LG: The structure of the
memoir was the most challenging part of the book. I wrote what I thought was
the best structure throughout my MFA program and sent it off to an editorial
consultant, Marcela Landres, convinced she would send me off to agents and
editors. Instead, she said I had a much better book if I was willing to change
my structure to focus on my father’s secrets. I took this route for several
years until I was in a writing class with Chris Abani. The consensus there was
that my mother had the most to lose in this story and she should be the focus.
After
several more years of re-working the manuscript, I settled on a hybrid where my
father’s secrets were the thread that wove the story together and my mother’s panache
dictated the pattern of the cloth. The first chapter where we meet Miguel lays
out all the stakes and captures my parents’ lifelong struggle to manage an
incident that was the first crack in the vault of family secrets.
DO: By writing a memoir,
you have given your children something you had to fight for: a truthful and—at
times—painful mapping out of a very complicated family tree. What has been the
reaction of your children to this unusual gift?
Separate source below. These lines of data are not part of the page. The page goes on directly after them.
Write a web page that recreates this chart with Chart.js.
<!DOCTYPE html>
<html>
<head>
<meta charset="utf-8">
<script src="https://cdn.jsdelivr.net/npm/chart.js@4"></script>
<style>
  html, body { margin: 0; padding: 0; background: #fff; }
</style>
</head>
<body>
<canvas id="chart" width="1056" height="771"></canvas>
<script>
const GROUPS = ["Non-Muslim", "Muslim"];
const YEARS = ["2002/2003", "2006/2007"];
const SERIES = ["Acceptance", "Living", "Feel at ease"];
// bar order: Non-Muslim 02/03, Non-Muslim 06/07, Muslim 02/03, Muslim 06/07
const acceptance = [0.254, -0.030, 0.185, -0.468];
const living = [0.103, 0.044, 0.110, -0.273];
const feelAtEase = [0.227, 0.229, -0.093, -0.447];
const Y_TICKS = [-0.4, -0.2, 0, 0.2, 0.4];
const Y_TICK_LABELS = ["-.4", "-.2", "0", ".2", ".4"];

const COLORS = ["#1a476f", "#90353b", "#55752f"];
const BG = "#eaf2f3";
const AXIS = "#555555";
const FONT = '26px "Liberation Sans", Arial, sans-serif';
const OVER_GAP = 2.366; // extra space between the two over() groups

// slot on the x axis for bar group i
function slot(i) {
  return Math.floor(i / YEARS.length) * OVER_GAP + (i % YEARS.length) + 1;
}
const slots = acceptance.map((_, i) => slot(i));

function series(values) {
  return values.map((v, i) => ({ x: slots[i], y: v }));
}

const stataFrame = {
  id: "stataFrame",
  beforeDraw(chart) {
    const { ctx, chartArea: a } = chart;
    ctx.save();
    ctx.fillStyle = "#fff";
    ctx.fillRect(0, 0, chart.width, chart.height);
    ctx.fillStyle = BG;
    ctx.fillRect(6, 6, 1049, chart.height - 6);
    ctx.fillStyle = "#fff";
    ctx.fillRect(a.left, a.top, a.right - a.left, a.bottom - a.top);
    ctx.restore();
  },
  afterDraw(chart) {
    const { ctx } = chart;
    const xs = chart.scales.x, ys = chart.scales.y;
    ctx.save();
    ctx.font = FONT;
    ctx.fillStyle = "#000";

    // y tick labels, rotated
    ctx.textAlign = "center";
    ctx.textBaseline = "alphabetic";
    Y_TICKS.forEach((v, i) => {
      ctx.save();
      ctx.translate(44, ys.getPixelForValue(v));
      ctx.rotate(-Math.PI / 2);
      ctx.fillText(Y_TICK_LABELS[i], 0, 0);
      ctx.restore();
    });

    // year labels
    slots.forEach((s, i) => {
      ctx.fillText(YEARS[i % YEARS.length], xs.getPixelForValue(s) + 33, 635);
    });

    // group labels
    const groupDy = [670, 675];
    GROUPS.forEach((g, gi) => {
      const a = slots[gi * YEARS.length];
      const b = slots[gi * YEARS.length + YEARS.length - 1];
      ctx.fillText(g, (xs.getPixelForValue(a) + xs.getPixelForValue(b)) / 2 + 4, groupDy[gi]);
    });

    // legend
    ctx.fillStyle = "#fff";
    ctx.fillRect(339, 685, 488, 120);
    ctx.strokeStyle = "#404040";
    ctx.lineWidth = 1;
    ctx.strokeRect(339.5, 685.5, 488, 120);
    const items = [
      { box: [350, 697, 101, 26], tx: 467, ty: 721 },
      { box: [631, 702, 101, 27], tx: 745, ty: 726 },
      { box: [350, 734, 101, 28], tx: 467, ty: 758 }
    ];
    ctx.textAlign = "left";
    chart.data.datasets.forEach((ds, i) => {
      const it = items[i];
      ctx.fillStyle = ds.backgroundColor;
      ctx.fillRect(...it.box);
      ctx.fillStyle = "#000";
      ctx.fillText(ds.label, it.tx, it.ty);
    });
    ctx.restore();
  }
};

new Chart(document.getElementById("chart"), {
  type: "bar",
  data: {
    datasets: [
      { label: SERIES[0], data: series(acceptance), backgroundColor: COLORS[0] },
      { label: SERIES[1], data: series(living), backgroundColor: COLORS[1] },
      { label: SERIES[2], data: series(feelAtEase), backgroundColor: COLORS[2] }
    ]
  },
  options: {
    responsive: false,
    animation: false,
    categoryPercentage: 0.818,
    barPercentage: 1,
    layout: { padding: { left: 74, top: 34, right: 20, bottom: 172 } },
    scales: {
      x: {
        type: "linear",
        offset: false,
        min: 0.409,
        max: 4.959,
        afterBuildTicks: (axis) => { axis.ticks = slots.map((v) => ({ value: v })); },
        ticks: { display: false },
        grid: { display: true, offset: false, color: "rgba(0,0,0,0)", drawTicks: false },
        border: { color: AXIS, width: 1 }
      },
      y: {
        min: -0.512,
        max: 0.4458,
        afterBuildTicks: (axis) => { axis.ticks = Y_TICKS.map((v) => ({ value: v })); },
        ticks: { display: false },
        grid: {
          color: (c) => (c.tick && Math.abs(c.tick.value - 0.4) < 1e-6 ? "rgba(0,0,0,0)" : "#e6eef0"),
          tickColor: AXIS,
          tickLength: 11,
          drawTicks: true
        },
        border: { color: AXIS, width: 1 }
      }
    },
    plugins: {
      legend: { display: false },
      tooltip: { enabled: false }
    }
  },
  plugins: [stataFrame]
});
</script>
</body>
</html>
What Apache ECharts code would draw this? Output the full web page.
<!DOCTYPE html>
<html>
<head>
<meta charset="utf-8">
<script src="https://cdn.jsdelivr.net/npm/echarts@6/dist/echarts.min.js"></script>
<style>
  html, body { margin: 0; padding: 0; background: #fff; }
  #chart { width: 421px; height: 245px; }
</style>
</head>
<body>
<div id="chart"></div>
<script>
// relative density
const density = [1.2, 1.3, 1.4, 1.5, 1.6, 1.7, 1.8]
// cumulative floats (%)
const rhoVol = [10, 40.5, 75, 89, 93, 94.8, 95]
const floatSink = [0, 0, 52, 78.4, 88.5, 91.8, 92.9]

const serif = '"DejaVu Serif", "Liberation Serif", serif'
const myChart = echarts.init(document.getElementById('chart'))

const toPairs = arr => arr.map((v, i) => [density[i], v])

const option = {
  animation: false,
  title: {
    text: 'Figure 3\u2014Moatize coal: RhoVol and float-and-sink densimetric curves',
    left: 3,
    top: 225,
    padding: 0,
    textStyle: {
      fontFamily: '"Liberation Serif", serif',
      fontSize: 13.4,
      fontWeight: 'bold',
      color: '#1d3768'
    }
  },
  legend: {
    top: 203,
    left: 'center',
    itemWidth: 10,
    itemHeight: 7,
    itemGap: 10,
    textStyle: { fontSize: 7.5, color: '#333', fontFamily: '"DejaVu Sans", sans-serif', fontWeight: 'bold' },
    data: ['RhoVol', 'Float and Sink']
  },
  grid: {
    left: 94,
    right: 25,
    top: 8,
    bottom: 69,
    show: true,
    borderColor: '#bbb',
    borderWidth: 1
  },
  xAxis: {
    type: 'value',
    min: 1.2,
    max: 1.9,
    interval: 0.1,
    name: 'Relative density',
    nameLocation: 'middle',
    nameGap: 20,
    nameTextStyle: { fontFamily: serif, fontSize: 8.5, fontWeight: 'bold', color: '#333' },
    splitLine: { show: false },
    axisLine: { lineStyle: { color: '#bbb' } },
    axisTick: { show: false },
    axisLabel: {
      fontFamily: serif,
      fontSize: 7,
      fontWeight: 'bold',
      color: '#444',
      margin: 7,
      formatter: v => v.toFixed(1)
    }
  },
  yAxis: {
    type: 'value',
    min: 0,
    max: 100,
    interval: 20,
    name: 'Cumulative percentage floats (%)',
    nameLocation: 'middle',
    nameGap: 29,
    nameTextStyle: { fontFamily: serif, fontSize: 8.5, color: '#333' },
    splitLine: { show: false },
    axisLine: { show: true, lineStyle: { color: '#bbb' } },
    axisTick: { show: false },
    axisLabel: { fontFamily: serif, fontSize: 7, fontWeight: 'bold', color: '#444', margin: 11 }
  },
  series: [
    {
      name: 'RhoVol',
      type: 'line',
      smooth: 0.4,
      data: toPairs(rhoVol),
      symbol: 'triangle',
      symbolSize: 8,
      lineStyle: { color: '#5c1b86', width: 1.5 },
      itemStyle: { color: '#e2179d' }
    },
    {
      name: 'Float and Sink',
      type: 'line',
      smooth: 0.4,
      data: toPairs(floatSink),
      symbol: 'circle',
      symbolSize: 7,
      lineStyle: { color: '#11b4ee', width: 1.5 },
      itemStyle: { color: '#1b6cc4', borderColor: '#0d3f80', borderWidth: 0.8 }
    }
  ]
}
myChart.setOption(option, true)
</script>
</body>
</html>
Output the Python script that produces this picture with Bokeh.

LG: My twenty-two-year-old
twins are mostly quiet on this topic as they do not yet understand much of my
efforts were for them and for their generation in our family. As a parent, I
have always taken the long view in terms of my legacy to them, knowing my
actions will take time to be absorbed.
I remember sitting in an
airport waiting for our plane on our last trip to México a number of years ago.
I explained why these trips mattered to me—the importance of breaking harmful
patterns and re-connecting with our family and they nodded but had no verbal
response. They are both good listeners and thoughtful individuals who are keen
observers of life in very different ways. I am, as one friend laughingly said,
now truly an “open book” and my children can’t compare their lives with what I
had. They usually think I say too much so we’ll see if they change their minds
as they get older and understand the cost of silence and secrets. In speaking
with a young adult in my larger family circle, he expressed a wish that one of his
parents would answer his questions with more than silence, and deeply
appreciates my willingness to answer any question he asks.